**To do:** From the listing below, return each line that includes "matplotlib".

**Given information:**
====

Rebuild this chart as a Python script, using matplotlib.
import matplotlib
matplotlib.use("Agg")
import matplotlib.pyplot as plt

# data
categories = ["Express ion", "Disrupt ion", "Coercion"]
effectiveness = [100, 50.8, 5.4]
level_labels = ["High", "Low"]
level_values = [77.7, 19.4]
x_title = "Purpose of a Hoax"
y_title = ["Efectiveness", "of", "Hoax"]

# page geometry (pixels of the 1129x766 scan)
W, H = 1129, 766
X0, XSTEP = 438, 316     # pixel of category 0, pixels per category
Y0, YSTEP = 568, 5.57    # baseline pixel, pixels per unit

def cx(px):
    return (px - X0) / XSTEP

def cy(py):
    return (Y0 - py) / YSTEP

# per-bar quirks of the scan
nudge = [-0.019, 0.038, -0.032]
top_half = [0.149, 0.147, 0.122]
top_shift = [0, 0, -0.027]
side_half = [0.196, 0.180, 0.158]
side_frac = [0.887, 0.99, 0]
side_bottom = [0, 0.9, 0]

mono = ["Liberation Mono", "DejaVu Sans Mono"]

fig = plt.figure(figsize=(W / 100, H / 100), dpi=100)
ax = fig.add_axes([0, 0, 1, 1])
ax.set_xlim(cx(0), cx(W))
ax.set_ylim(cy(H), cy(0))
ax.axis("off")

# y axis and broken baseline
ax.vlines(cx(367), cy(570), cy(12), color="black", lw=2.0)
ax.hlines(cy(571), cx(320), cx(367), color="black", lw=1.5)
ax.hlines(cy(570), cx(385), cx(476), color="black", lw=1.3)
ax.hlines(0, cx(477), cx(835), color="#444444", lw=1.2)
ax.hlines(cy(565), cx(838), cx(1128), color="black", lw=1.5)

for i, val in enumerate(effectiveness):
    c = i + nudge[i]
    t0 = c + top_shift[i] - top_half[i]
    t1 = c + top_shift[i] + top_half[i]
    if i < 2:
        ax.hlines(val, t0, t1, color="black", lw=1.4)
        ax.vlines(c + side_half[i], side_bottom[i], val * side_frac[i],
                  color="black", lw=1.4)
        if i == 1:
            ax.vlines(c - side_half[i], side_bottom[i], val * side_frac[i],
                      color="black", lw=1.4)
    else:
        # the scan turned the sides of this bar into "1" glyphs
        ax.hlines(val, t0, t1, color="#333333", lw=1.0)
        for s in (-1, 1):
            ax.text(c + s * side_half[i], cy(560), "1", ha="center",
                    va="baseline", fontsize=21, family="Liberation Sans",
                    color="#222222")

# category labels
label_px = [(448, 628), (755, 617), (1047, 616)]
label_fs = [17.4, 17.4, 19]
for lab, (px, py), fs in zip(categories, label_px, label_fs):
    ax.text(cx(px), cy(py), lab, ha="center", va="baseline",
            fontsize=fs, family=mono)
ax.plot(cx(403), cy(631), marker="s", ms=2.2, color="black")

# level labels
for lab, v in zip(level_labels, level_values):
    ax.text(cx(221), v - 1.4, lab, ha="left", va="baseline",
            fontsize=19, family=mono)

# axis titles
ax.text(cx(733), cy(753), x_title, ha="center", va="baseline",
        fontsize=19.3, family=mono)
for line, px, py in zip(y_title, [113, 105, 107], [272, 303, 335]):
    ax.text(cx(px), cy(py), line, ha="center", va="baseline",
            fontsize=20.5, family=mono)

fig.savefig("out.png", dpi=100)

====

**Response:**
Rebuild this chart as a Python script, using matplotlib.
import matplotlib
matplotlib.use("Agg")
import matplotlib.pyplot as plt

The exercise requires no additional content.